If you have a broken link, all other good effort is wasted. Do good marketing, have bad product-development, and you only get dissonance or ridicule, but no transaction. We all believe in this.
Now the interesting aspect you see in eCommerce - what happens when your funnel is better or worse than someone else's? Can a good section in the funnel compensate for a bad section that is later in the flow? What happens if you have good awareness, a great product experience, the widest range, great decision-aids, but not-so-great prices?
In the offline world, of-course, there's a high cost for the consumer to switch. Just because the end of some retailer's funnel isn't the best, the customer won't walk out of the store, take the elevator to the basement, drive out his car after paying for parking, drive through crowds to get to another mall, park in that basement, take the elevator to another outlet, and start flowing through that other funnel. The online world, of-course, bridges distance.

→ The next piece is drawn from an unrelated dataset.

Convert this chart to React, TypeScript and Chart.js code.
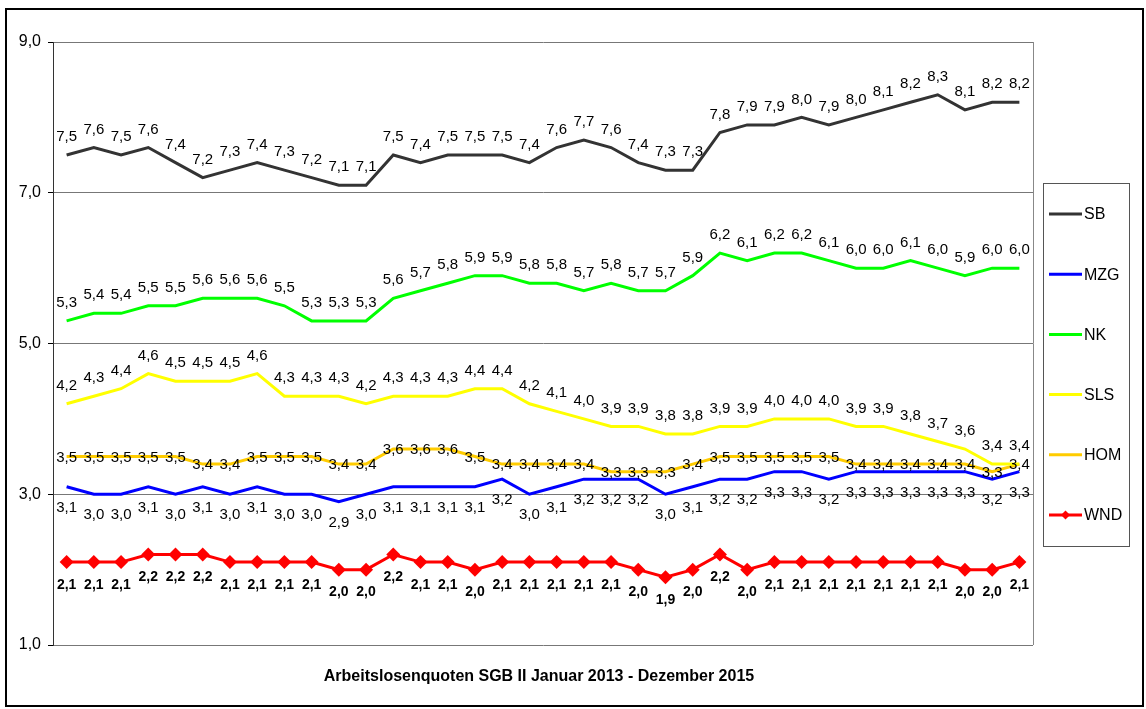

There are five tabs simultaneously open.
It is no additional cost for the consumer to start product search in one tab, price search on another, feature comparison and expert advise on the third, and use a fourth tab for transactions. Post the advent of price comparison, at least for standard, definite, cataloged products, it is possible for an eCommerce platform to be best at nothing but prices and still do well on transactions versus another platform that provides the best decision-tools but higher prices. Now with the democratization of prices, offers and coupons, it has started affecting offline retailers as well, though their leakages for reasons talked about earlier are lower.
So, that is perhaps the lesson to be learnt. The parts of the funnel that contain key decisions are key. Everything else is not. When your website is good for everything else but conversion, then unpleasant as it may sound, you're not in business - you're just an affiliate.